# Provided material
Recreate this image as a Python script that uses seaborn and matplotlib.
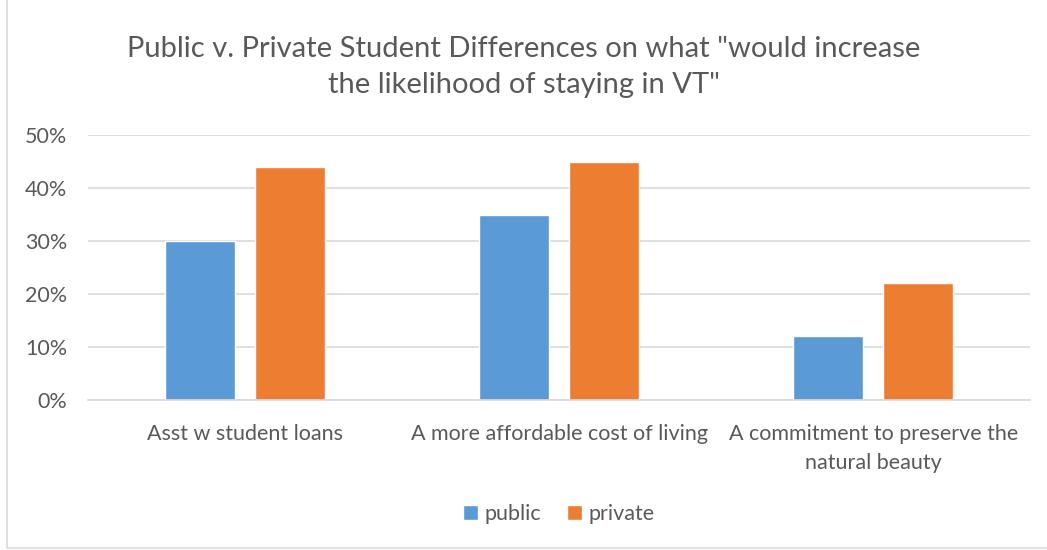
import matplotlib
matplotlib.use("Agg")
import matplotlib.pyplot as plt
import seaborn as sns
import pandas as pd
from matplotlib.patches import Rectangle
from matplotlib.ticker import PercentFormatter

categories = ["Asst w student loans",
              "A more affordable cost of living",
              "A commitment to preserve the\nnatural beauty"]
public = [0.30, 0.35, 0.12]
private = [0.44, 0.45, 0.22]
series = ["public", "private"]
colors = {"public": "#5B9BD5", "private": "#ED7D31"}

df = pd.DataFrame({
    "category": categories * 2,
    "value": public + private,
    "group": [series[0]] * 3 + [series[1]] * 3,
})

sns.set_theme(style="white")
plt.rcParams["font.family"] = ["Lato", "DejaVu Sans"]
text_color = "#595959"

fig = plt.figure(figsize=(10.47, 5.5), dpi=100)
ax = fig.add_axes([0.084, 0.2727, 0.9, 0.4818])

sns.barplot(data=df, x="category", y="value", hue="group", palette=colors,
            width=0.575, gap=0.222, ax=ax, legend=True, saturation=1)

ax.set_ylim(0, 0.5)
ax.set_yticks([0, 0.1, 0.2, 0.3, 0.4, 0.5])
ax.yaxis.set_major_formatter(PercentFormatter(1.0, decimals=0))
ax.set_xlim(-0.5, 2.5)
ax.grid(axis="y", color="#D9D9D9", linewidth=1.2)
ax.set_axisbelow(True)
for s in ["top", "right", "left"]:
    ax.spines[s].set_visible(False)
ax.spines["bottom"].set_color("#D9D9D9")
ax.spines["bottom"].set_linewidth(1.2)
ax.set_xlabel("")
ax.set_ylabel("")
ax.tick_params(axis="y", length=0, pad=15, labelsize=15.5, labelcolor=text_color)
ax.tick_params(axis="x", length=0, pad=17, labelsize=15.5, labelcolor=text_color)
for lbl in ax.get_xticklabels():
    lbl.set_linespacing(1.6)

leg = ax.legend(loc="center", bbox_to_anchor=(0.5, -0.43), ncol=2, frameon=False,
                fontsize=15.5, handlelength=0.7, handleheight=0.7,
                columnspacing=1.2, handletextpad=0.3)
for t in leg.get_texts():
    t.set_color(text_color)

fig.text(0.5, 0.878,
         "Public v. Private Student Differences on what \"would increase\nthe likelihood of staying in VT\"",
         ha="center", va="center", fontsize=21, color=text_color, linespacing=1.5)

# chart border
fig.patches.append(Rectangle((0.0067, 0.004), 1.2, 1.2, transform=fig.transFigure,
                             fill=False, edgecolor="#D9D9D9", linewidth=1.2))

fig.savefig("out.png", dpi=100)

# What is required
Would you reproduce the lines above, from the very first through the line containing "width=0.575, gap=0.222, ax=ax, legend=True, saturation=1)", exactly and without the pictures?

# The output
Recreate this image as a Python script that uses seaborn and matplotlib.
import matplotlib
matplotlib.use("Agg")
import matplotlib.pyplot as plt
import seaborn as sns
import pandas as pd
from matplotlib.patches import Rectangle
from matplotlib.ticker import PercentFormatter

categories = ["Asst w student loans",
              "A more affordable cost of living",
              "A commitment to preserve the\nnatural beauty"]
public = [0.30, 0.35, 0.12]
private = [0.44, 0.45, 0.22]
series = ["public", "private"]
colors = {"public": "#5B9BD5", "private": "#ED7D31"}

df = pd.DataFrame({
    "category": categories * 2,
    "value": public + private,
    "group": [series[0]] * 3 + [series[1]] * 3,
})

sns.set_theme(style="white")
plt.rcParams["font.family"] = ["Lato", "DejaVu Sans"]
text_color = "#595959"

fig = plt.figure(figsize=(10.47, 5.5), dpi=100)
ax = fig.add_axes([0.084, 0.2727, 0.9, 0.4818])

sns.barplot(data=df, x="category", y="value", hue="group", palette=colors,
            width=0.575, gap=0.222, ax=ax, legend=True, saturation=1)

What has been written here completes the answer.